Den Halbsatz, dass dies natürlich nur infrage käme, wenn die Zahlen es zuließen, hörte natürlich keiner mehr. Zurecht, denn dieser Satz wirkt wiederum so banal, dass er das ganze Statement ohne Not auch hätte sein lassen können, zumal während der Pressekonferenz der Kanzlerin. Denn wenn die Zahlen es zulassen, dann wollen wohl alle die Schulen wieder öffnen.

Kommunikationsdesaster für die Grünen

Die Idee, auf diese Weise Susanne Eisenmann mit einem erneuten eigenen Vorstoß in Schach zu halten, ging jedenfalls kräftig nach hinten los. In der Berichterstattung stehen die Grünen nun selbst als Öffnungs-Hardliner da. Lehrerschaft und Elternschaft haben das Gefühl, die Grünen würden vor den Forderungen der CDU einknicken. Alles sei nur dem Wahlkampf geschuldet, und es gehe weder um Gesundheit noch um Bildung. In einigen Umfragen liegen die Grünen derzeit rund fünf Prozentpunkte vor der CDU. In einigen aber liegen sie bereits gleichauf.
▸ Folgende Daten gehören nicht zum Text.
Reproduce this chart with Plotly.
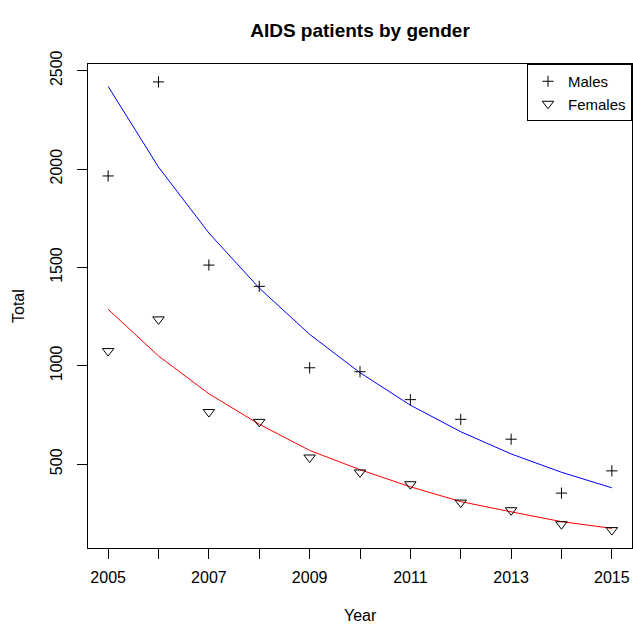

Tatsächlich ist es ein gefährliches Spiel, das CDU und Grüne im Südwesten treiben. Die Bildungsministerin, so der Plan, soll nun endlich ein Konzept erarbeiten, welches Schulöffnungen unter Pandemiebedingungen tatsächlich möglich machen könnte. An diesem Konzept könnte sie dann politisch gemessen werden. Schüler, Eltern und Lehrer warten gespannt.